┏━━

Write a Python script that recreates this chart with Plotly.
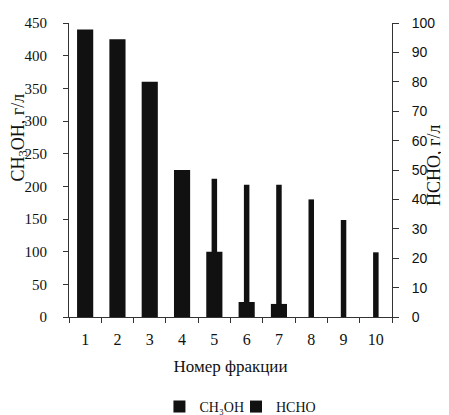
import plotly.graph_objects as go

fractions = ["1", "2", "3", "4", "5", "6", "7", "8", "9", "10"]
ch3oh = [440, 425, 360, 225, 100, 23, 20, 0, 0, 0]
hcho = [0, 0, 0, 0, 47, 45, 45, 40, 33, 22]

serif = "Liberation Serif"
sans = "Liberation Sans"

fig = go.Figure()
fig.add_trace(go.Bar(x=fractions, y=ch3oh, name="CH₃OH", width=0.5,
                     marker=dict(color="#111111", line=dict(width=0)), yaxis="y",
                     legend="legend"))
fig.add_trace(go.Bar(x=fractions, y=hcho, name="HCHO", width=0.17,
                     marker=dict(color="#111111", line=dict(width=0)), yaxis="y2",
                     legend="legend2"))

legend_style = dict(orientation="h", xanchor="left", y=-0.306, yanchor="middle",
                    font=dict(family=serif, size=14, color="#111"),
                    itemwidth=30, bgcolor="rgba(0,0,0,0)")

fig.update_layout(
    width=441, height=407,
    margin=dict(l=61, r=57, t=15, b=98, autoexpand=False),
    paper_bgcolor="white", plot_bgcolor="white",
    barmode="overlay",
    showlegend=True,
    legend=dict(x=0.28, **legend_style),
    legend2=dict(x=0.517, **legend_style),
    xaxis=dict(type="category", tickson="boundaries", ticks="outside", ticklen=5,
               tickcolor="#333", showline=True, linecolor="#333", linewidth=1,
               showgrid=False, automargin=False, ticklabelstandoff=8,
               tickfont=dict(family=serif, size=16, color="#111"),
               title=dict(text="Номер фракции", font=dict(family=serif, size=17, color="#111"),
                          standoff=12)),
    yaxis=dict(range=[0, 450], dtick=50, ticks="outside", ticklen=5, tickcolor="#333",
               showline=True, linecolor="#333", linewidth=1, showgrid=False, zeroline=False,
               automargin=False, ticklabelstandoff=13,
               tickfont=dict(family=serif, size=15, color="#111")),
    yaxis2=dict(range=[0, 100], dtick=10, overlaying="y", side="right", ticks="outside",
                ticklen=6, tickcolor="#333", showline=True, linecolor="#333", linewidth=1,
                showgrid=False, zeroline=False, automargin=False, ticklabelstandoff=10,
                tickfont=dict(family=sans, size=14, color="#111")),
    annotations=[
        dict(text="CH<sub>3</sub>OH, г/л", textangle=-90, xref="paper", yref="paper",
             x=-0.153, y=0.609, xanchor="center", yanchor="middle", showarrow=False,
             font=dict(family=serif, size=18, color="#111")),
        dict(text="HCHO, г/л", textangle=-90, xref="paper", yref="paper",
             x=1.13, y=0.517, xanchor="center", yanchor="middle", showarrow=False,
             font=dict(family=serif, size=18, color="#111")),
    ],
)

fig.write_html("out.html")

┗━━

- [JOB]: Without the pictures, write out all of the material exactly.

- [ANSWER]:
Write a Python script that recreates this chart with Plotly.
import plotly.graph_objects as go

fractions = ["1", "2", "3", "4", "5", "6", "7", "8", "9", "10"]
ch3oh = [440, 425, 360, 225, 100, 23, 20, 0, 0, 0]
hcho = [0, 0, 0, 0, 47, 45, 45, 40, 33, 22]

serif = "Liberation Serif"
sans = "Liberation Sans"

fig = go.Figure()
fig.add_trace(go.Bar(x=fractions, y=ch3oh, name="CH₃OH", width=0.5,
                     marker=dict(color="#111111", line=dict(width=0)), yaxis="y",
                     legend="legend"))
fig.add_trace(go.Bar(x=fractions, y=hcho, name="HCHO", width=0.17,
                     marker=dict(color="#111111", line=dict(width=0)), yaxis="y2",
                     legend="legend2"))

legend_style = dict(orientation="h", xanchor="left", y=-0.306, yanchor="middle",
                    font=dict(family=serif, size=14, color="#111"),
                    itemwidth=30, bgcolor="rgba(0,0,0,0)")

fig.update_layout(
    width=441, height=407,
    margin=dict(l=61, r=57, t=15, b=98, autoexpand=False),
    paper_bgcolor="white", plot_bgcolor="white",
    barmode="overlay",
    showlegend=True,
    legend=dict(x=0.28, **legend_style),
    legend2=dict(x=0.517, **legend_style),
    xaxis=dict(type="category", tickson="boundaries", ticks="outside", ticklen=5,
               tickcolor="#333", showline=True, linecolor="#333", linewidth=1,
               showgrid=False, automargin=False, ticklabelstandoff=8,
               tickfont=dict(family=serif, size=16, color="#111"),
               title=dict(text="Номер фракции", font=dict(family=serif, size=17, color="#111"),
                          standoff=12)),
    yaxis=dict(range=[0, 450], dtick=50, ticks="outside", ticklen=5, tickcolor="#333",
               showline=True, linecolor="#333", linewidth=1, showgrid=False, zeroline=False,
               automargin=False, ticklabelstandoff=13,
               tickfont=dict(family=serif, size=15, color="#111")),
    yaxis2=dict(range=[0, 100], dtick=10, overlaying="y", side="right", ticks="outside",
                ticklen=6, tickcolor="#333", showline=True, linecolor="#333", linewidth=1,
                showgrid=False, zeroline=False, automargin=False, ticklabelstandoff=10,
                tickfont=dict(family=sans, size=14, color="#111")),
    annotations=[
        dict(text="CH<sub>3</sub>OH, г/л", textangle=-90, xref="paper", yref="paper",
             x=-0.153, y=0.609, xanchor="center", yanchor="middle", showarrow=False,
             font=dict(family=serif, size=18, color="#111")),
        dict(text="HCHO, г/л", textangle=-90, xref="paper", yref="paper",
             x=1.13, y=0.517, xanchor="center", yanchor="middle", showarrow=False,
             font=dict(family=serif, size=18, color="#111")),
    ],
)

fig.write_html("out.html")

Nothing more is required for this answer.